Clearinghouses; U.S. Depository Eyed as Systemically Important Financial Institutions
Clearinghouses for swap, fixed-income and equities trades along with US central securities depository must now gear up for their new more closely monitored lives as systematically important financial institutions or SIFIs.
Officials at the CME Group, Intercontinental Exchange and Depository Trust & Clearing Corp. confirmed to www.iss-mag.com on Wednesday that their subsidiaries have been notified by the Financial Stability Oversight Council they could be designated as SIFIs. In the case of DTCC, the letters were received by subsidiaries National Securities Clearing Corp. (NSCC); Fixed Income Clearing Corp (FICC); and Depository Trust Company (DTC), the U.S. securities depository. ICE received the letter on behalf of subsidiary ICE Clear Credit, its clearinghouse for credit default swaps.

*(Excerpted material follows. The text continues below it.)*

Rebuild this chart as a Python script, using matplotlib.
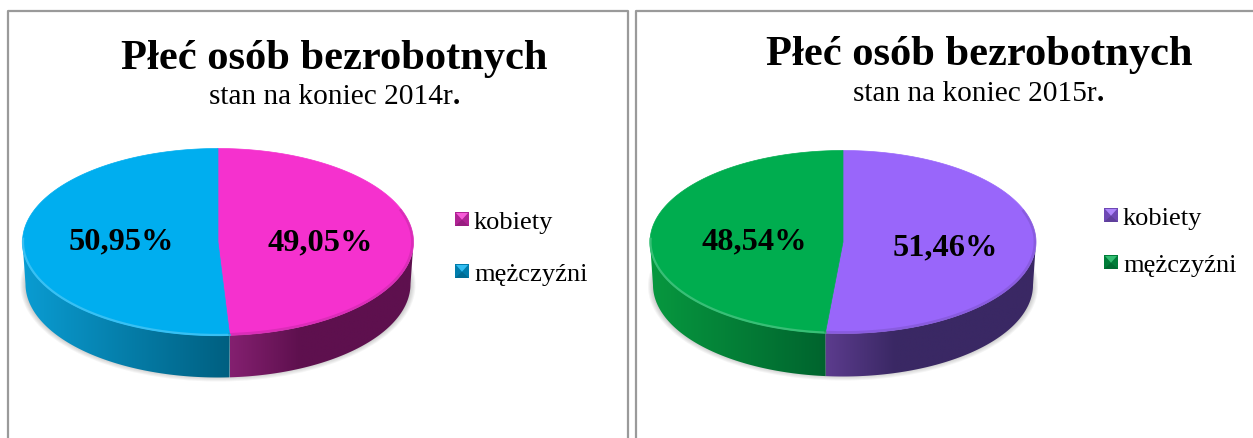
import numpy as np
import matplotlib
matplotlib.use('Agg')
import matplotlib.pyplot as plt
from matplotlib.colors import to_rgb
from matplotlib.patches import Ellipse, Polygon, Rectangle

# Dane
title = 'Płeć osób bezrobotnych'
years = ['2014', '2015']
categories = ['kobiety', 'mężczyźni']
values_2014 = [49.05, 50.95]
values_2015 = [51.46, 48.54]

face_colors_2014 = ['#F531CE', '#00AEEF']
face_colors_2015 = ['#9966FA', '#00AD4F']
# kolory boku: (od lewej, do prawej) dla prawego i lewego wycinka
wall_colors_2014 = [('#842070', '#5E104E'), ('#0A9CD2', '#005F80')]
wall_colors_2015 = [('#5C3C8E', '#3A2864'), ('#07983F', '#00642E')]

plt.rcParams['font.family'] = ['Liberation Serif', 'DejaVu Serif']

fig = plt.figure(figsize=(12.53, 4.39), dpi=100)
ax = fig.add_axes([0, 0, 1, 1])
ax.set_xlim(0, 1253)
ax.set_ylim(439, 0)
ax.axis('off')


def arc(cx, cy, rx, ry, t0, t1, n=200):
    t = np.radians(np.linspace(t0, t1, n))
    return cx + rx * np.sin(t), cy - ry * np.cos(t)


def draw_pie(cx, cy, rx, ry, depth, values, face_colors, wall_colors):
    split = values[0] / sum(values) * 360
    x_split = cx + rx * np.sin(np.radians(split))

    # cien
    for i in range(6):
        ax.add_patch(Ellipse((cx, cy + depth + 1), 2 * rx + 4 - i * 2, 2 * ry + 6 - i * 2,
                             fc='#555555', ec='none', alpha=0.06, zorder=1))

    # bok - dolny luk troche wezszy
    for k, (t0, t1) in enumerate([(90, split), (split, 270)]):
        x, y = arc(cx, cy, rx, ry, t0, t1)
        xb, yb = arc(cx, cy + depth, rx - 3, ry, t0, t1)
        pts = np.r_[np.c_[x, y], np.c_[xb[::-1], yb[::-1]]]
        clip = Polygon(pts, closed=True, fc='none', ec='none', transform=ax.transData)
        ax.add_patch(clip)
        xs = np.linspace(x.min(), x.max(), 256)
        c_left, c_right = map(np.array, map(to_rgb, wall_colors[k]))
        if k == 0:
            w = np.clip((xs - x_split) / 70, 0, 1)
        else:
            w = (xs - xs.min()) / (x_split - xs.min())
        img = (c_left + (c_right - c_left) * w[:, None])[None, :, :]
        im = ax.imshow(img, extent=(xs.min(), xs.max(), cy + ry + depth + 1, cy - 2),
                       aspect='auto', interpolation='bilinear', zorder=2)
        im.set_clip_path(clip)

    # wierzch
    for k, (t0, t1) in enumerate([(0, split), (split, 360)]):
        x, y = arc(cx, cy, rx, ry, t0, t1, 300)
        ax.add_patch(Polygon(np.r_[[[cx, cy]], np.c_[x, y]], closed=True, fc=face_colors[k],
                             ec=face_colors[k], lw=0.5, zorder=3))

    # jasna/ciemna krawedz (bevel)
    base = np.array(to_rgb(face_colors[1]))
    rim = base + (1 - base) * 0.22
    x, y = arc(cx, cy, rx - 0.5, ry - 0.5, split, 272)
    ax.plot(x, y, color=rim, lw=1.6, zorder=4)
    x, y = arc(cx, cy, rx - 1, ry - 1, 70, split)
    ax.plot(x, y, color='black', alpha=0.1, lw=2, zorder=4)


def draw_key(x0, y0, color, size=14):
    base = np.array(to_rgb(color))
    light = base + (1 - base) * 0.2
    side = base * 0.72
    bottom = base * 0.62
    c = (x0 + size / 2, y0 + size * 0.55)
    x1, y1 = x0 + size, y0 + size
    ax.add_patch(Rectangle((x0, y0), size, size, fc=side, ec='none', zorder=5))
    ax.add_patch(Polygon([(x0, y1), (x1, y1), c], fc=bottom, ec='none', zorder=6))
    ax.add_patch(Polygon([(x0 + 1, y0 + 1), (x1 - 1, y0 + 1), c], fc=light, ec='none', zorder=6))


def fmt(v):
    return f'{v:.2f}'.replace('.', ',') + '%'


def draw_headers(x_title, y_title, x_sub, y_sub, year):
    ax.text(x_title, y_title, title, fontsize=30.6, fontweight='bold', ha='left', va='baseline')
    sub = ax.text(x_sub, y_sub, f'stan na koniec {year}r', fontsize=21.2, ha='left', va='baseline')
    ax.annotate('.', xy=(1, 0), xycoords=sub, fontsize=21.2, fontweight='bold', ha='left', va='bottom')


# Ramki
for x0, x1 in [(7.5, 627.5), (636, 1260)]:
    ax.plot([x0, x0, x1, x1], [445, 12, 12, 445], color='#9A9A9A', lw=1.6, zorder=0)

# 2014
draw_headers(121, 69.5, 209, 104.5, years[0])
draw_pie(218, 243, 195.5, 93.5, 42, values_2014, face_colors_2014, wall_colors_2014)
for pos, v in zip([(268, 250), (69, 249)], values_2014):
    ax.text(pos[0], pos[1], fmt(v), fontsize=23.3, fontweight='bold', ha='left', va='baseline', zorder=7)
for y, name, col in zip([213, 265], categories, face_colors_2014):
    draw_key(455, y, col)
    ax.text(474, y + 16, name, fontsize=19, ha='left', va='baseline', zorder=7)

# 2015
draw_headers(766, 65, 853, 101, years[1])
draw_pie(843, 243, 193, 91.5, 43, values_2015, face_colors_2015, wall_colors_2015)
for pos, v in zip([(893, 255), (702, 249)], values_2015):
    ax.text(pos[0], pos[1], fmt(v), fontsize=23.3, fontweight='bold', ha='left', va='baseline', zorder=7)
for y, name, col in zip([209, 256], categories, face_colors_2015):
    draw_key(1104, y, col)
    ax.text(1123, y + 16, name, fontsize=19, ha='left', va='baseline', zorder=7)

ax.set_xlim(0, 1253)
ax.set_ylim(439, 0)
fig.savefig('out.png', dpi=100)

The notification represents a warning and not a final decision which is expected to be made this summer, but the clearinghouses and DTC are widely considered to be a shoe-in based on their significant post-trade processing functions and interconnectedness to other financial entities. The designation must be approved by a two-thirds vote of the FSOB's board, including its chairman. Board members include top officials from the Federal Reserve Bank; Commodity Futures Trading Commission and the Securities and Exchange Commission.
The FSOB, created by the Dodd-Frank Wall Street Reform Act to monitor systemic risk, on Tuesday identified an initial list of clearinghouses as "systemically important" and subject to new rules on capital, liquidity and exposure from the Federal Reserve. The FSOB, which made the announcement through The US Treasury, did not identify the clearinghouses and depositories which are among the list of candidates to be officially announced by year-end. That list includes large banks and even non-bank financial institutions such as asset managers and hedge funds, which have lobbied vigorously against the designation. The FSOB says it reserves the right to name any financial organization as a SIFI but none of the firms will know they are under review until they receive the notification letter.
The Dodd-Frank legislation also calls for more clearing of swaps through centralized clearinghouses, prompting concerns about how risk might be concentrated in the hands of fewer financial firms and clearinghouses. Currently, swap trades are typically processed bilaterally -- or between two counterparties -- subject to private agreements on how much collateral and what type of collateral is required.
Neither the clearinghouses nor DTC would provide www.iss-mag.com with any specifics on just how they are preparing or how the potential oversight by the Federal Reserve compares to their current regulatory requirements, but several clearing and settlement experts consulted by www.iss-mag.com insist that clearinghouses and depositories could face an easier ramp up time than even banks or other financial firms. The reason: acting as a central counterparty between two trading partners or in the case of DTC a settlement organization already requires them to impose some pretty strict guidelines for risk mitigation. Clearinghouses, for one, are capitalized by their members to mitigate counterparty risk and the potential risk to the clearinghouse itself in the event of a default or bankruptcy of one or more member firms. The more exacting requirements for SIFIs include risk-based capital an leverage requirements; liquidity requirements; single counterparty credit limits; risk management requirements; stress testing requirements; debt-to-equity limits and an early remediation framework -- a plan for how to wind down operations in case of bankruptcy.
As the world's largest futures exchange, CME in Chicago operates a clearinghouse for interest rate and credit default swaps. The NSCC clears transactions in U.S. equities; corporate bonds and municipal bonds, while FICC clears transactions in U.S. Treasury; agency and government sponsored mortgage-backed securities. "As the primary infrastructure responsible for the clearance and settlement of nearly all cash traded in the U.S., these DTCC subsidiaries play critical roles in mitigating risk and ensuring the safe and seamless operation of U.S. capital markets," says a spokeswoman for DTCC in a statement to www.iss-mag.com. "We are neither surprised nor do we disagree with the designation being considered by the FSOC."